道教委 ふるさと教育等実践交流会 他者目線で提案力育成 東京成徳大特任教授が講演
(道・道教委 2022-07-08付)

道教委ふるさと教育交流会
実践校・協力校の教諭ら90人が参加した

 道教委は6日、札幌市内の道第2水産ビルを主会場に、第1回北海道ふるさと教育・観光教育等実践事例交流会をオンラインで開催した。東京成徳大学特任教授で玉川大学名誉教授の寺本潔氏が「ふるさと教育・観光教育の実践に向けて」と題して講演。人口減少が進む本道の活性化には交流人口の増加が不可欠とし、「アイヌ文化や北方領土など、多くの人に関心を持ってもらう必要があり、プレゼンテーション能力のある子を育てることが大切」と説明。地域への参画力、提案力、コミュニケーション能力の育成に向けて、他者目線を取り入れた教育の必要性を訴えた。

 北海道ふるさと教育・観光教育等推進事業は、道徳科、総合的な学習の時間、特別活動などでアイヌの人たちの歴史・文化や北方領土の学習を取り上げたり、本道の自然や文化、観光産業等の教育資源を活用したりすることで、ふるさと教育・観光教育の充実を図るもの。本年度は、実践校および協力校合わせて74校が取り組んでいる。

 第1回交流会には、実践校・協力校の教諭、各教育局義務教育指導班指導主事、道立教育研究所研究研修主事ら約90人が参加した。

 義務教育課の平山道大主査や道立教育研究所の米谷広美主任研究研修主事によるオリエンテーションに続いて、寺本氏が「ふるさと教育・観光教育の実践に向けて」と題して講演した。

 寺本氏は、本道の人口統計に言及し「札幌圏以外の地域では人口減少が進むと推計されており、産業競争力が低下してしまう」と警鐘を鳴らした。こうした状況に対応するため、交流人口の増加によって経済を活性化させる必要性を強調。「アイヌ文化や北方領土など、多くの人に関心を持ってもらう必要があり、プレゼンテーション能力のある子を育てることが大切。20年後の本道を支える人材の育成に力を貸してほしい」と呼びかけた。
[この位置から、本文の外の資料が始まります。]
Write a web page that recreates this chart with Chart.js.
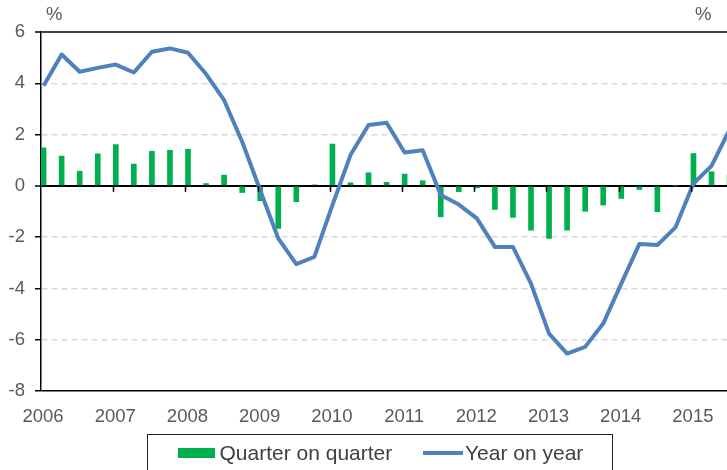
<!DOCTYPE html>
<html>
<head>
<meta charset="utf-8">
<script src="https://cdn.jsdelivr.net/npm/chart.js@4.4.0/dist/chart.umd.min.js"></script>
<style>
  body { margin: 0; background: #fff; }
</style>
</head>
<body>
<canvas id="chart" width="727" height="470"></canvas>
<script>
// ---------------- Datos ----------------
const years = [2006, 2007, 2008, 2009, 2010, 2011, 2012, 2013, 2014, 2015];
const quarters = [];
years.forEach(y => [1, 2, 3, 4].forEach(q => quarters.push(y + ' Q' + q)));
quarters.length = 39; // up to 2015 Q3

// quarter on quarter, %
const qoq = [1.48, 1.16, 0.57, 1.25, 1.61, 0.85, 1.35, 1.39, 1.43, 0.09,
             0.42, -0.26, -0.58, -1.66, -0.62, 0.04, 1.63, 0.12, 0.51, 0.14,
             0.46, 0.2, -1.21, -0.23, -0.08, -0.92, -1.23, -1.73, -2.05, -1.73,
             -0.99, -0.75, -0.49, -0.14, -1.01, 0, 1.26, 0.55, 0.4];

// year on year, %
const yoy = [3.9, 5.12, 4.45, 4.6, 4.73, 4.42, 5.23, 5.36, 5.19, 4.36,
             3.34, 1.72, -0.17, -2.05, -3.05, -2.77, -0.75, 1.2, 2.37, 2.46,
             1.3, 1.39, -0.36, -0.73, -1.27, -2.38, -2.38, -3.81, -5.76, -6.54,
             -6.28, -5.37, -3.81, -2.27, -2.31, -1.62, 0.09, 0.78, 2.2];

const yTicks = [-8, -6, -4, -2, 0, 2, 4, 6];

// quarter label -> decimal year (mid first month of quarter)
const toX = lbl => { const [y, q] = lbl.split(' Q'); return +y + (q - 1) / 4 + 1 / 28; };

const FONT = "'Liberation Sans', Arial, sans-serif";
const TXT = '#595959';

// ---------------- Extras: ticks on zero line, % labels, legend ----------------
const extras = {
  id: 'extras',
  afterDatasetsDraw(chart) {
    const { ctx, scales: { x, y } } = chart;
    const y0 = y.getPixelForValue(0);
    ctx.save();
    ctx.strokeStyle = '#000';
    ctx.lineWidth = 1.5;
    years.slice(1).forEach(yr => {
      const px = Math.round(x.getPixelForValue(yr)) + 0.5;
      ctx.beginPath();
      ctx.moveTo(px, y0);
      ctx.lineTo(px, y0 + 6);
      ctx.stroke();
    });
    ctx.restore();
  },
  afterDraw(chart) {
    const { ctx } = chart;
    ctx.save();
    ctx.font = `18.5px ${FONT}`;
    ctx.fillStyle = TXT;
    ctx.textBaseline = 'middle';
    ctx.textAlign = 'left';
    ctx.fillText('%', 46, 15);
    ctx.fillText('%', 695, 15);

    // legend
    ctx.strokeStyle = '#222';
    ctx.lineWidth = 1;
    ctx.strokeRect(147.5, 434.5, 465, 40);
    ctx.fillStyle = '#00b050';
    ctx.fillRect(178, 448, 37, 10);
    ctx.strokeStyle = '#4f81bd';
    ctx.lineWidth = 4;
    ctx.beginPath();
    ctx.moveTo(423, 453);
    ctx.lineTo(463, 453);
    ctx.stroke();
    ctx.font = `21px ${FONT}`;
    ctx.fillStyle = '#404040';
    ctx.fillText('Quarter on quarter', 219.5, 454);
    ctx.fillText('Year on year', 465, 454);
    ctx.restore();
  }
};

const solid = v => v === 0 || v === 6 || v === -8;

new Chart(document.getElementById('chart'), {
  data: {
    datasets: [
      {
        type: 'line',
        label: 'Year on year',
        data: quarters.map((q, i) => ({ x: toX(q), y: yoy[i] })),
        borderColor: '#4f81bd',
        borderWidth: 4,
        borderJoinStyle: 'round',
        pointRadius: 0,
        tension: 0,
        order: 0
      },
      {
        type: 'bar',
        label: 'Quarter on quarter',
        data: quarters.map((q, i) => ({ x: toX(q), y: qoq[i] })),
        backgroundColor: '#00b050',
        barThickness: 5,
        order: 1
      }
    ]
  },
  options: {
    responsive: false,
    animation: false,
    layout: { padding: { top: 32, left: 0, right: 0, bottom: 0 } },
    plugins: { legend: { display: false }, tooltip: { enabled: false } },
    scales: {
      x: {
        type: 'linear',
        min: 2006,
        max: 2015.5,
        offset: false,
        afterBuildTicks: s => { s.ticks = years.map(v => ({ value: v })); },
        afterFit: s => { s.height = 79; },
        grid: { display: false, drawTicks: false, offset: false },
        border: { display: false },
        ticks: {
          autoSkip: false, maxRotation: 0, padding: 15, labelOffset: 2,
          color: TXT, font: { family: FONT, size: 18.5 },
          callback: v => String(v)
        }
      },
      y: {
        min: -8,
        max: 6,
        afterBuildTicks: s => { s.ticks = yTicks.map(v => ({ value: v })); },
        afterFit: s => { s.width = 41; },
        grid: {
          color: c => (c.tick && solid(c.tick.value)) ? (c.tick.value === 6 ? '#404040' : '#000') : '#d9d9d9',
          lineWidth: c => (c.tick && (c.tick.value === 0 || c.tick.value === 6)) ? 2 : 1.5,
          tickColor: '#000',
          tickLength: 6,
          tickWidth: 1.5,
          drawTicks: true
        },
        border: {
          display: true, color: '#000', width: 1.5,
          dash: c => (c.tick && !solid(c.tick.value)) ? [6, 4] : []
        },
        ticks: {
          padding: 10,
          color: TXT, font: { family: FONT, size: 18.5 },
          callback: v => String(v)
        }
      }
    }
  },
  plugins: [extras]
});
</script>
</body>
</html>
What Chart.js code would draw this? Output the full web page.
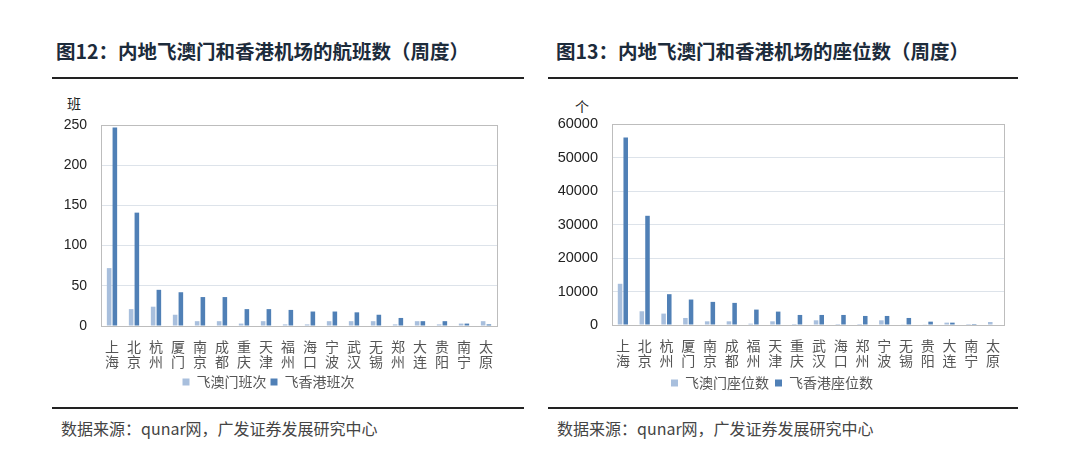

 本道における観光分野の話題として「リゾート振興による経済活性化」「食・歴史・文化」「MICE人材・観光安全の確保」「ボールパークや北海道新幹線札幌延伸」などを例示した。社会科や道徳科、総合的な学習の時間、外国語科などで、ふるさと・観光学習を取り入れることによって①参画力②提案力③コミュニケーション能力―の育成に期待。各市町村教委が作成する社会科副読本に他者目線を取り入れる改訂などを提案しながら「その土地にしかない価値発見に役立つ」「他者目線で北海道の資源を見直す機会になる」「ゲストティーチャーを招くことで地域磨きの教育が実現できる」などと説明した。

 このあと「北海道に対する愛着や誇りを育む指導計画の工夫改善」について管内別で協議した。